# [INSTRUCTION]
The line holding "minimum width=302.25pt, minimum" is the last one to output; start at the first line of the data, keep every line in between exactly, and leave out pictures.

## start SOURCE EXCERPT

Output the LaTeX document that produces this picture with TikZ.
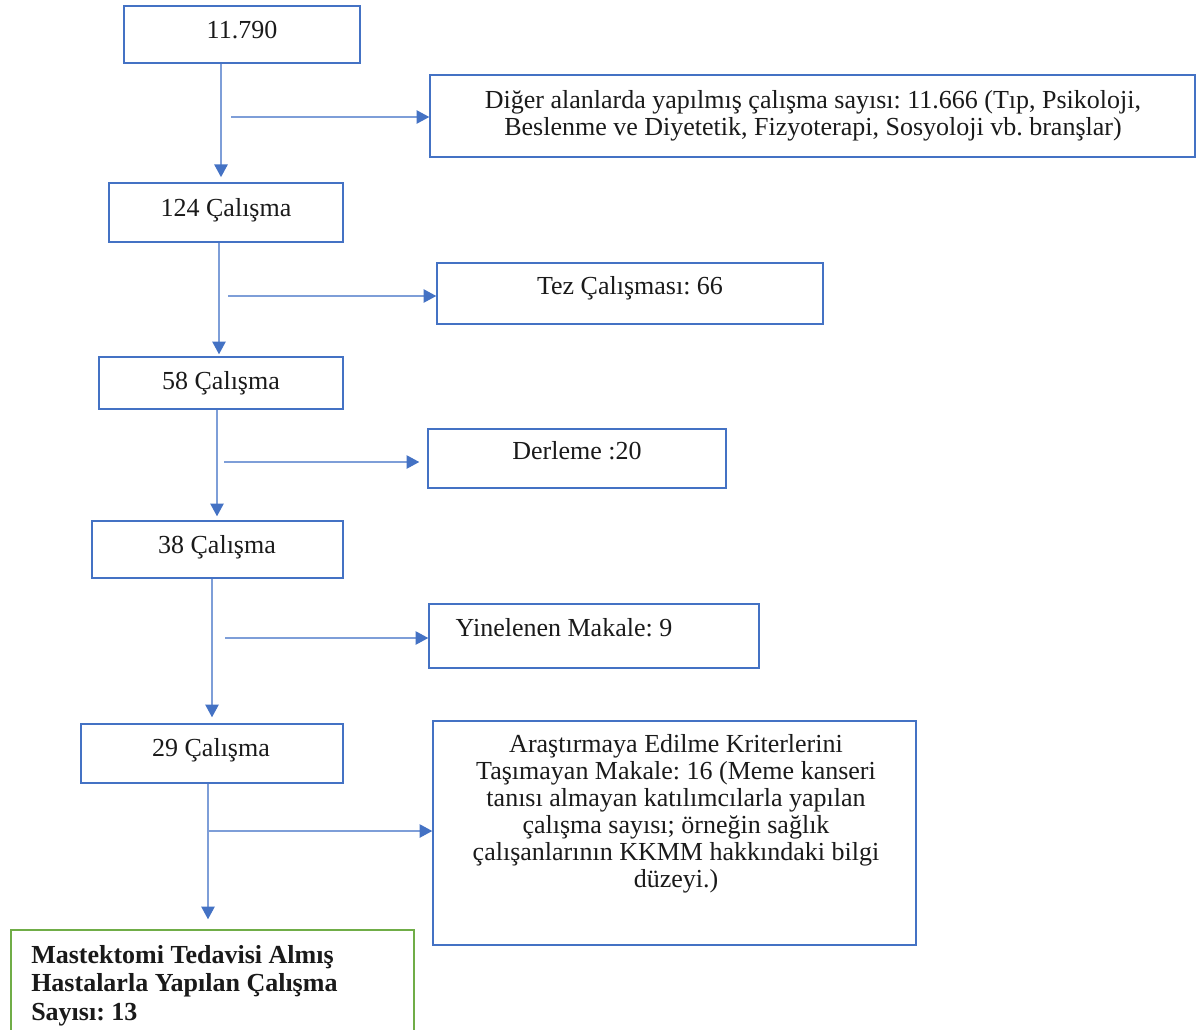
\documentclass[tikz,border=0pt]{standalone}
\usepackage{fontspec}
\setmainfont{Liberation Serif}
\usetikzlibrary{arrows.meta}
\definecolor{boxc}{HTML}{4472C4}
\definecolor{linec}{HTML}{7E9ED8}
\definecolor{greenc}{HTML}{70AD47}
\definecolor{txtc}{HTML}{1A1A1A}
\frenchspacing
\begin{document}
\frenchspacing
\begin{tikzpicture}[x=0.75pt,y=-0.75pt,
  box/.style={draw=boxc, line width=1.1pt, inner sep=0pt},
  lbl/.style={inner sep=0pt, text=txtc, font=\frenchspacing\fontsize{19.5}{20.25}\selectfont, align=center},
  one/.style={lbl, text height=13pt, text depth=0pt},
  conn/.style={draw=linec, line width=1.1pt, -{Triangle[length=9.5pt,width=10pt,color=boxc]}}
]
\clip (0,0) rectangle (1196,1029);
\fill[white] (0,0) rectangle (1196,1029);

% boxes
\node[box, minimum width=177pt, minimum height=42.75pt] (A) at (242,34.5) {};
\node[box, minimum width=573.75pt, minimum height=61.5pt] (D) at (812.5,116) {};
\node[box, line width=1.8pt, minimum width=175.5pt, minimum height=44.25pt] (B) at (226,212.5) {};
\node[box, minimum width=289.5pt, minimum height=45.75pt] (T) at (630,293.5) {};
\node[box, minimum width=183pt, minimum height=39pt] (C) at (221,383) {};
\node[box, minimum width=223.5pt, minimum height=44.25pt] (R) at (577,458.5) {};
\node[box, minimum width=188.25pt, minimum height=42.75pt] (E) at (217.5,549.5) {};
\node[box, minimum width=247.5pt, minimum height=48pt] (Y) at (594,636) {};
\node[box, minimum width=196.5pt, minimum height=44.25pt] (F) at (212,753.5) {};
\node[box, minimum width=362.25pt, minimum height=168pt] (K) at (674.5,833) {};
\node[box, draw=greenc, minimum width=302.25pt, minimum height=82.5pt] (G) at (212.5,985) {};

% texts
\node[one] (tA) at (242,30) {11.790};
\node[lbl] (tD) at (813,115.5) {Diğer alanlarda yapılmış çalışma sayısı: 11.666 (Tıp, Psikoloji,\\Beslenme ve Diyetetik, Fizyoterapi, Sosyoloji vb. branşlar)};
\node[one] (tB) at (226,208) {124 Çalışma};
\node[one] (tT) at (630,286) {Tez Çalışması: 66};
\node[one] (tC) at (221,381) {58 Çalışma};
\node[one] (tR) at (577,451) {Derleme :20};
\node[one] (tE) at (217,545) {38 Çalışma};
\node[one] (tY) at (564,628) {Yinelenen Makale: 9};
\node[one] (tF) at (211,748) {29 Çalışma};
\node[lbl] (tK) at (676,814) {Araştırmaya Edilme Kriterlerini\\Taşımayan Makale: 16 (Meme kanseri\\tanısı almayan katılımcılarla yapılan\\çalışma sayısı; örneğin sağlık\\çalışanlarının KKMM hakkındaki bilgi\\düzeyi.)};
\node[lbl, anchor=west, align=left, font=\frenchspacing\fontsize{19.5}{21.4}\selectfont\bfseries] (tG) at (31,985.5) {Mastektomi Tedavisi Almış\\Hastalarla Yapılan Çalışma\\Sayısı: 13};

% connector coordinates
\coordinate (v1) at (221,0);
\coordinate (v2) at (219,0);
\coordinate (v3) at (217,0);
\coordinate (v4) at (212,0);
\coordinate (v5) at (208,0);
\coordinate (h1) at (231,117);
\coordinate (h2) at (228,296);
\coordinate (h3) at (224,462);
\coordinate (h4) at (225,638);
\coordinate (h5) at (208,831);

% vertical flow
\draw[conn, shorten >=3.5pt] (A.south -| v1) -- (B.north -| v1);
\draw[conn, shorten >=1.5pt] (B.south -| v2) -- (C.north -| v2);
\draw[conn, shorten >=3pt] (C.south -| v3) -- (E.north -| v3);
\draw[conn, shorten >=4.5pt] (E.south -| v4) -- (F.north -| v4);
\draw[conn, shorten >=7.5pt] (F.south -| v5) -- (G.north -| v5);

% branches
\draw[conn] (h1) -- (D.west |- h1);
\draw[conn] (h2) -- (T.west |- h2);
\draw[conn, shorten >=6pt] (h3) -- (R.west |- h3);
\draw[conn] (h4) -- (Y.west |- h4);
\draw[conn] (h5) -- (K.west |- h5);
\end{tikzpicture}
\end{document}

## end SOURCE EXCERPT

# [EXERCISE SOLUTION]
Output the LaTeX document that produces this picture with TikZ.
\documentclass[tikz,border=0pt]{standalone}
\usepackage{fontspec}
\setmainfont{Liberation Serif}
\usetikzlibrary{arrows.meta}
\definecolor{boxc}{HTML}{4472C4}
\definecolor{linec}{HTML}{7E9ED8}
\definecolor{greenc}{HTML}{70AD47}
\definecolor{txtc}{HTML}{1A1A1A}
\frenchspacing
\begin{document}
\frenchspacing
\begin{tikzpicture}[x=0.75pt,y=-0.75pt,
  box/.style={draw=boxc, line width=1.1pt, inner sep=0pt},
  lbl/.style={inner sep=0pt, text=txtc, font=\frenchspacing\fontsize{19.5}{20.25}\selectfont, align=center},
  one/.style={lbl, text height=13pt, text depth=0pt},
  conn/.style={draw=linec, line width=1.1pt, -{Triangle[length=9.5pt,width=10pt,color=boxc]}}
]
\clip (0,0) rectangle (1196,1029);
\fill[white] (0,0) rectangle (1196,1029);

% boxes
\node[box, minimum width=177pt, minimum height=42.75pt] (A) at (242,34.5) {};
\node[box, minimum width=573.75pt, minimum height=61.5pt] (D) at (812.5,116) {};
\node[box, line width=1.8pt, minimum width=175.5pt, minimum height=44.25pt] (B) at (226,212.5) {};
\node[box, minimum width=289.5pt, minimum height=45.75pt] (T) at (630,293.5) {};
\node[box, minimum width=183pt, minimum height=39pt] (C) at (221,383) {};
\node[box, minimum width=223.5pt, minimum height=44.25pt] (R) at (577,458.5) {};
\node[box, minimum width=188.25pt, minimum height=42.75pt] (E) at (217.5,549.5) {};
\node[box, minimum width=247.5pt, minimum height=48pt] (Y) at (594,636) {};
\node[box, minimum width=196.5pt, minimum height=44.25pt] (F) at (212,753.5) {};
\node[box, minimum width=362.25pt, minimum height=168pt] (K) at (674.5,833) {};
\node[box, draw=greenc, minimum width=302.25pt, minimum height=82.5pt] (G) at (212.5,985) {};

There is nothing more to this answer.